Another option would be to keep the data outside guest memory and treat the VMCS pointer just as an ID, like alexg said. The problem there is that it allows the guest to allocate arbitrary amounts of memory in the host, which might result in a host DoS.

Posted: **Tue Mar 15, 2016 8:16 am**

cianfa72

VMPTRLD always operates on machine memory (thats memory as is in RAM).
When parent hypervisor executes VMPTRLD (L0), its operand is referenced by virtual memory pointer which holds same 64 bit value of machine memory where VMCS is located.
e.g.
; erase memory holding VMCS, set revision ID, execute vmxon, vmclear
mov rax,guest_PA_of_VMCS
mov [rsp+0x20],rax
vmptrld [rsp+0x20]

When child vm exit handler executes VMPTRLD (L1), it causes vm exit from L1 to L0. Parent hypervisor vm exit handler (L0, vm exit number 21) must obtain L1 virtual memory of vmptrld operand (thats value of guest_RSP + 0x20 + SS_base in the above sample) and L1 guest_CR3 from VMCS fields, then parse L1 paging tables and extract guest physical memory from both input params.
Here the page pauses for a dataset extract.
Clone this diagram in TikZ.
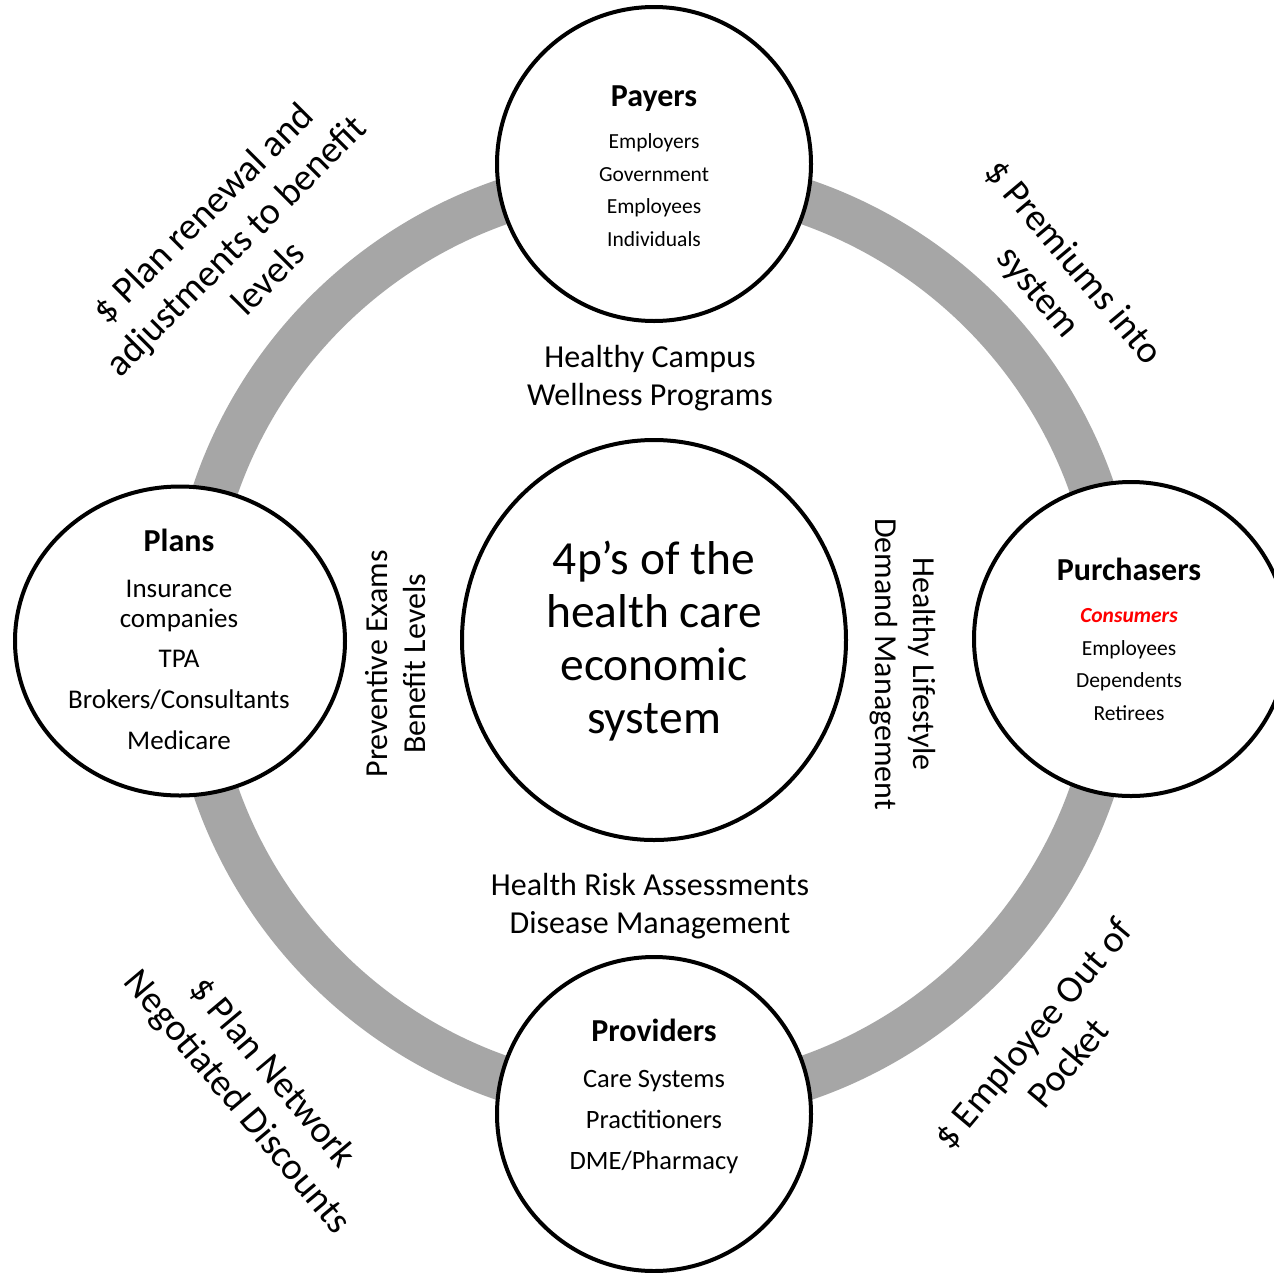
\documentclass[tikz,border=0pt]{standalone}
\usepackage{fontspec}
\setmainfont{Carlito}
\usetikzlibrary{shapes.geometric}
\definecolor{ringgray}{RGB}{166,166,166}
\definecolor{hired}{RGB}{255,0,0}
\newcommand{\fs}[2]{\fontsize{#1pt}{#2pt}\selectfont}
\tikzset{
  pcircle/.style={ellipse, draw=black, line width=4pt, fill=white, inner sep=0pt},
  ptext/.style={align=center, inner sep=0pt},
  difont/.style={ptext, font=\fs{38}{46}},
  midfont/.style={ptext, font=\fs{32}{38}},
}
\begin{document}
\begin{tikzpicture}[x=1pt,y=-1pt]
\useasboundingbox (0,0) rectangle (1274,1272);
\fill[white] (0,0) rectangle (1274,1272);
% ring
\fill[ringgray, even odd rule] (654,640) circle[radius=486pt] (654,640) circle[radius=441pt];
% circles
\node[pcircle, minimum width=314pt, minimum height=314pt] (payers) at (654,164) {};
\node[pcircle, minimum width=330pt, minimum height=309pt] (plans) at (180,641) {};
\node[pcircle, minimum width=314pt, minimum height=314pt] (purch) at (1131,639) {};
\node[pcircle, minimum width=314pt, minimum height=314pt] (prov) at (654,1114) {};
\node[pcircle, minimum width=384pt, minimum height=400pt] (core) at (654,640) {};
% circle texts
\node[ptext, font=\fs{21.5}{32.5}] (payersT) at (654,166)
  {{\fs{32}{32.5}\bfseries Payers}\\[9.5pt]Employers\\Government\\Employees\\Individuals};
\node[ptext, font=\fs{21.5}{32.5}] (purchT) at (1129,639)
  {{\fs{32}{32.5}\bfseries Purchasers}\\[10pt]{\color{hired}\bfseries\itshape Consumers}\\Employees\\Dependents\\Retirees};
\node[ptext, font=\fs{27}{30}] (plansT) at (179,639)
  {{\fs{32}{30}\bfseries Plans}\\[16pt]Insurance\\companies\\[10pt]TPA\\[11pt]Brokers/Consultants\\[11pt]Medicare};
\node[ptext, font=\fs{26.5}{41}] (provT) at (654,1096)
  {{\fs{32}{41}\bfseries Providers}\\[5pt]Care Systems\\Practitioners\\DME/Pharmacy};
\node[ptext, font=\fs{47.5}{53}] (coreT) at (654,641)
  {4p’s of the\\health care\\economic\\system};
% inner labels
\node[midfont] (topmid) at (650,378) {Healthy Campus\\Wellness Programs};
\node[midfont] (botmid) at (650,906) {Health Risk Assessments\\Disease Management};
\node[midfont, rotate=90] (leftmid) at (396,664) {Preventive Exams\\Benefit Levels};
\node[midfont, rotate=-90] (rightmid) at (903,664) {Healthy Lifestyle\\Demand Management};
% outer diagonal labels
\node[difont, rotate=45] (tl) at (235,245) {\$ Plan renewal and\\adjustments to benefit\\levels};
\node[difont, rotate=-50] (tr) at (1055,278) {\$ Premiums into\\system};
\node[difont, rotate=-50] (bl) at (254,1088) {\$ Plan Network\\Negotiated Discounts};
\node[difont, rotate=50] (br) at (1050,1048) {\$ Employee Out of\\Pocket};
\end{tikzpicture}
\end{document}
Now L0 has guest PA (value of guest RAX which was written into memory in the above sample). If L0 runs guest without EPT, then guest PA = machine PA and points to PA of VMCS. If L0 runs guest with EPT with identity map, then machine memory = guest PA and you again have real memory of VMCS. If L0 runs guest with EPT where machine memory differs from guest PA, then L0 have to parse EPT paging tables using EPTP and guest PA and obtain real machine memory. So now you have again real machine memory of VMCS as it is in RAM. L0 have to explore whether guest PA is valid, whether guest PA is not the same as guest PA of VMXON, then map machine memory of VMCS somewhere into VA of L0 and explore whether revision ID matches, if not, then reflect back to L1 the corresponding vmx instruction error number.

VMCS shadowing:
I suggest to develop nesting also without this feature, e.g. to support Ivy Bridge and older CPUs. On Haswell and newer, when you enable VMCS shadowing, then no vm exits when L1 executes VMREAD/VMWRITE (then they access VMCS shadow instead of doing VM exits). VMCS shadowing has better performance, but not so much as expected - see the picture in attachment - there is an array of pairs of 64 bit counters. First one incremented on VMX instruction vm exit from L1 to L0, second one on vmx instruction successful completion (I wanted to count how much of them fail, I was afraid of some bug in L0 for handling VMREAD and VMWRITE, but later I found it was something else). Child was vmware 12.0.1 workstation hypervisor (L1) and guest was win 10 x64 build 10240 (L2). CPU was Xeon E3 1230 V2 (Ivy Bridge)

L0 counted these numbers:
vmexit 19 vmclear 0x790063 times
vmexit 20 vmlaunch 0x325150 times
vmexit 21 vmptrld 0x3C8207 times
vmexit 22 vmptrst 0 times
vmexit 23 vmread 0x6812BA3 times (few of them failed to complete, the second counter is less than the first one, later I found it was caused by VMREAD to nonexisting VMCS field)
vmexit 24 vmresume 0x45F700 times
vmexit 25 vmwrite 0x2C627A6 times (few of them failed to complete, the second counter is less than the first one, later I found it was caused by VMWRITE to nonexisting VMCS field)
vmexit 26 vmxoff 0x3C8295 times
vmexit 27 vmxon 0x3C8295 times
vmexit 50 invept 0x3CA309 times
vmexit 53 invvpid 0x3D6859 times

When using Haswell and enabled VMCS shadowing, the countes for vmread and vmwrite would be both 0, so vm exits from L1 to L0 caused by vmx instrunstions will be reduced about 5 times. Yeah they are still vm exits from L1 to L0 caused by another reasons, like MSR access, cpuid etc.
If L0 consumed 5% of CPU time and L1+L2 95% without VMCS shadowing (Ivy Bridge), then on CPU with VMCS shadowing and L0 enabled VMCS shadowing, L0 would consume 1% of CPU time and L1+L2 99%. That is measurable, but not much visible to human eye. Anyway on servers running a lot of VMs even such small improvement is desirable. If L0 has poor design and consumes 50% of CPU time, then of course the performance would be dramatically better with VMCS shadowing as without it (10% of CPU time for L0, 90% for L1+L2).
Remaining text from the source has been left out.